The future belongs to creators who think like strategists and strategists who think like creators.
To those who understand that creativity isn’t just aesthetics—it’s problem-solving with relevance and resonance. AI can execute. But it can’t yet feel. It can’t contextualize culture. It can’t predict the emotional pulse of a generation.
That’s still a human superpower. For now.
What This Means for the Next Generation of Talent
If you’re 22 and graduating with a degree in digital design, the tools you trained on are already outdated.
This isn’t a threat. It’s an opportunity—if you’re willing to pivot.
Execution is becoming democratized. That means ideas become the ultimate differentiator.
The Real Question: What Is Your Unique Value?
This is where things get personal.
If you strip away the tools, the tech, the job title—what problem are you uniquely positioned to solve?
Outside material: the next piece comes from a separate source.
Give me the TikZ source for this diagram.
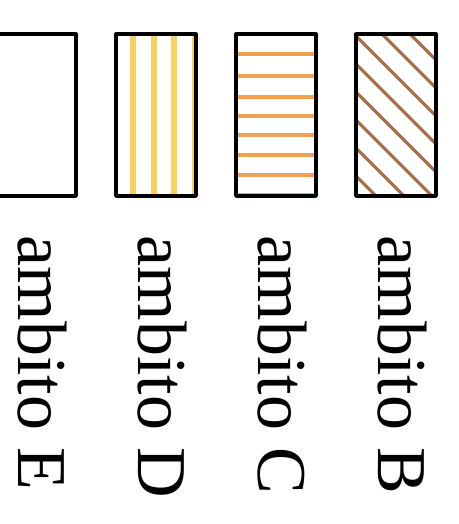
\documentclass[tikz,border=0pt]{standalone}
\usepackage{fontspec}
\setmainfont{Liberation Serif}
\usepackage{tikz}
\usetikzlibrary{positioning,backgrounds}
\usepackage{xcolor}
\definecolor{ambitoyellow}{RGB}{248,208,96}
\definecolor{ambitoorange}{RGB}{243,160,80}
\definecolor{ambitobrown}{RGB}{168,108,70}

\begin{document}
\begin{tikzpicture}[
		legendbox/.style={draw=black, line width=2.7pt, line join=round, minimum width=2cm, minimum height=4.04cm, inner sep=0pt, outer sep=0pt},
		ambitolabel/.style={rotate=-90, anchor=base west, inner sep=0pt, font=\fontsize{49.8}{50}\selectfont}]
			\useasboundingbox (0,0) rectangle (11.45,13.1);
			
			\node[legendbox] (boxE) at (0.9,10.22) {};
			\node[legendbox, right=1cm of boxE] (boxD) {};
			\node[legendbox, right=1cm of boxD] (boxC) {};
			\node[legendbox, right=1cm of boxC] (boxB) {};
			
			\begin{scope}[on background layer]
				\begin{scope}
					\clip (boxD.south west) rectangle (boxD.north east);
					\foreach \x in {3.325,3.84,4.355,4.87}
						\draw[ambitoyellow, line width=0.15cm] (\x,8) -- (\x,12.5);
				\end{scope}
				\begin{scope}
					\clip (boxC.south west) rectangle (boxC.north east);
					\foreach \y in {11.75,11.2,10.675,10.2,9.725,9.225,8.725,8.225}
						\draw[ambitoorange, line width=0.1cm] (5.8,\y) -- (8,\y);
				\end{scope}
				\begin{scope}
					\clip (boxB.south west) rectangle (boxB.north east);
					\foreach \k in {-4,...,5}
						\draw[ambitobrown, line width=0.075cm] (8.8,{19.7+0.7*\k-8.8}) -- (11,{19.7+0.7*\k-11});
				\end{scope}
			\end{scope}
			
			\node[ambitolabel] (labE) at (0.47,7.21) {ambito E};
			\node[ambitolabel] (labD) at (3.47,7.21) {ambito D};
			\node[ambitolabel] (labC) at (6.47,7.21) {ambito C};
			\node[ambitolabel] (labB) at (9.45,7.21) {ambito B};
		\end{tikzpicture}
\end{document}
What insight do you bring to the table that no machine ever could?
That’s the mindset shift we need right now. Because AI isn’t the enemy. Complacency is.
Let AI do what it does best: accelerate. Augment. Scale. But let you do what humans do best: imagine, intuit, and create with purpose.
Final Thought: We’re Not Going Back
There’s a seductive temptation to romanticize the past—to believe that real art lives in brushstrokes, not code.
But culture doesn’t care about nostalgia. It cares about now. And right now, AI is the most powerful creative tool we’ve ever seen.
It’s not a question of resisting it. It’s a question of learning how to use it without losing yourself in the process.
Because in the end, the people who win in this AI-driven world won’t be the ones who fear the tools.
They’ll be the ones who ask the best questions—and define the problems that actually matter.